== Records provided
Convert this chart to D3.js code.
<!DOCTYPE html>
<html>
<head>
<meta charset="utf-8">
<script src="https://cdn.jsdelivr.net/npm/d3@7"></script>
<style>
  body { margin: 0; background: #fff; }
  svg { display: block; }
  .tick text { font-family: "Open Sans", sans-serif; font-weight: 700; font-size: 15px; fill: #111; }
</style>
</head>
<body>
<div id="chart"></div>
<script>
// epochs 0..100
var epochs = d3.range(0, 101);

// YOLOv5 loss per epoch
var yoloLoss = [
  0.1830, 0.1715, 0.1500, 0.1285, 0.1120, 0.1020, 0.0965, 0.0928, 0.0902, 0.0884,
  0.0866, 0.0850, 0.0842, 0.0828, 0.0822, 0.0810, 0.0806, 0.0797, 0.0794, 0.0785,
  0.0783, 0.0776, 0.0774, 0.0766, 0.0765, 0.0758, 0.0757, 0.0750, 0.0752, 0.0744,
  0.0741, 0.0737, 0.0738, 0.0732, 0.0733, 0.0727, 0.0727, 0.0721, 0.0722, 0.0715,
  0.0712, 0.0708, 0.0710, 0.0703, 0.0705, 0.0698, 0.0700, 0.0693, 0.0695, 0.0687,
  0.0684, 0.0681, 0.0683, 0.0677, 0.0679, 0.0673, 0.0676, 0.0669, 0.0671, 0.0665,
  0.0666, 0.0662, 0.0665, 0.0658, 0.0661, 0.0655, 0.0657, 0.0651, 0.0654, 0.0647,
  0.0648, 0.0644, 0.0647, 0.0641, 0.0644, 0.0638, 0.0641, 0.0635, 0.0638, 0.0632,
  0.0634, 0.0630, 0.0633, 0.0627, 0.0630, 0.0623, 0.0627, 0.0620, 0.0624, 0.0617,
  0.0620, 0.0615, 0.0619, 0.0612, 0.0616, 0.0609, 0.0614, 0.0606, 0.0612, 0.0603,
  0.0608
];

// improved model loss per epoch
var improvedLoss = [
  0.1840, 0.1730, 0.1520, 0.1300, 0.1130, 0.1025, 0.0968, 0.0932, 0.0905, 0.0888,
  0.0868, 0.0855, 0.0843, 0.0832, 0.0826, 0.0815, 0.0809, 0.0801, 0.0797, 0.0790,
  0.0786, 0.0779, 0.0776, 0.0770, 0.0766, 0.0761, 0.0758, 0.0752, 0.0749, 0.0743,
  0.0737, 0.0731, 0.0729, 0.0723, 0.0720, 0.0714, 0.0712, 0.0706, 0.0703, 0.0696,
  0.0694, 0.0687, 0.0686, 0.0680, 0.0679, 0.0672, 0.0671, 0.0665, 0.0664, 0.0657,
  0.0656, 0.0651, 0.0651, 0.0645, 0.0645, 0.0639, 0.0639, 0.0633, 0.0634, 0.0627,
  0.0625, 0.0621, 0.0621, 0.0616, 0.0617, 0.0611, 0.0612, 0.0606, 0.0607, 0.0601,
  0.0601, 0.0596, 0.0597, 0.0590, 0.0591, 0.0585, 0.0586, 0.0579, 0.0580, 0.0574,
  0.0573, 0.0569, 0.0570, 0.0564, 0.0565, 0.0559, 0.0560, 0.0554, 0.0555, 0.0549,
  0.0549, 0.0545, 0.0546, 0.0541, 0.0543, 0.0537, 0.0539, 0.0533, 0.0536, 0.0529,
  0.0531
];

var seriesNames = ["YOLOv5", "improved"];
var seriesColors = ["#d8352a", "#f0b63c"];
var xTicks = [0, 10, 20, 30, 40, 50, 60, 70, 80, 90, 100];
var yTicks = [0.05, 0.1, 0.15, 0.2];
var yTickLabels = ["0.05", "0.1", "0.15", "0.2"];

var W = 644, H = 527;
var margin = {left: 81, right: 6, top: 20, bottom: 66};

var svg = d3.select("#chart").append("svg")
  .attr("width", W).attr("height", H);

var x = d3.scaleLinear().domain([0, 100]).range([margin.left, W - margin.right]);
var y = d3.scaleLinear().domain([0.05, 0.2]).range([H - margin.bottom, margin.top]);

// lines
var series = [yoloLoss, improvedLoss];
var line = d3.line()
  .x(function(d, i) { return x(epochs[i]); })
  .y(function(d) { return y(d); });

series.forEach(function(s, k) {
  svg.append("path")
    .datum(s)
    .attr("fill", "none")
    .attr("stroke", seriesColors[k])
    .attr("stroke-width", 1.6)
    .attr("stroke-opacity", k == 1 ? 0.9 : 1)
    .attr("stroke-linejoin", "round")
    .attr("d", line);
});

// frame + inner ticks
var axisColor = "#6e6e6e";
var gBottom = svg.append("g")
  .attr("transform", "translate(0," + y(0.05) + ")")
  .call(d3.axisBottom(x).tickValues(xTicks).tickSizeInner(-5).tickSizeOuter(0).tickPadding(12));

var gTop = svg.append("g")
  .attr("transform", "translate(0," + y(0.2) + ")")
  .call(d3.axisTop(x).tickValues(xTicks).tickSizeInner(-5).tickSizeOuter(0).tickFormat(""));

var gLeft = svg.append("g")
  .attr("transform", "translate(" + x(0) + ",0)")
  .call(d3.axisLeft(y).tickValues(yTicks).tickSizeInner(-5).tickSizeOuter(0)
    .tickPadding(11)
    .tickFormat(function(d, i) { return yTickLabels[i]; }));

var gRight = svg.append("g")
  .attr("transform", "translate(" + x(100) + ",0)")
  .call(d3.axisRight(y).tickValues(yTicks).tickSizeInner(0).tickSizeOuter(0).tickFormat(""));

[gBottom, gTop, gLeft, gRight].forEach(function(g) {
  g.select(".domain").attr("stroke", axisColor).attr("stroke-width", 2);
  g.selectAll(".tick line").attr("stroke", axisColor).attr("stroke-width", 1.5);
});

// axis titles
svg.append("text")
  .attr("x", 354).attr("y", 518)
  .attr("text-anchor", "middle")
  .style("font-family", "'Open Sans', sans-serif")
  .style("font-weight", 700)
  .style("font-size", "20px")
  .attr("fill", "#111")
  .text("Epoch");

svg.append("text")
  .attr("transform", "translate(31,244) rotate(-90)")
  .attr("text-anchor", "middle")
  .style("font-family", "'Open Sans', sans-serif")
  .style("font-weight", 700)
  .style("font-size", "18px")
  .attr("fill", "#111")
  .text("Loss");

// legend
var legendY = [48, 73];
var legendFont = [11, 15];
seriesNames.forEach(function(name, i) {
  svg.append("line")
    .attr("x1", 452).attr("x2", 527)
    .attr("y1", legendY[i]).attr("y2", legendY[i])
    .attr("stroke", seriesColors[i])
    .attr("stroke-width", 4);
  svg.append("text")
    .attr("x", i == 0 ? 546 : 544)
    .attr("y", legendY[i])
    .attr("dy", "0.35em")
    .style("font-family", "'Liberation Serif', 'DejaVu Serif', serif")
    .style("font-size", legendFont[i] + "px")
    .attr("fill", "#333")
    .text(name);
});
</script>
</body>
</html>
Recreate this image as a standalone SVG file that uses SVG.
====
Set down exactly the lines that begin the records and continue through the line bearing "var epochs = d3.range(0, 101);"; include both ends.

Convert this chart to D3.js code.
<!DOCTYPE html>
<html>
<head>
<meta charset="utf-8">
<script src="https://cdn.jsdelivr.net/npm/d3@7"></script>
<style>
  body { margin: 0; background: #fff; }
  svg { display: block; }
  .tick text { font-family: "Open Sans", sans-serif; font-weight: 700; font-size: 15px; fill: #111; }
</style>
</head>
<body>
<div id="chart"></div>
<script>
// epochs 0..100
var epochs = d3.range(0, 101);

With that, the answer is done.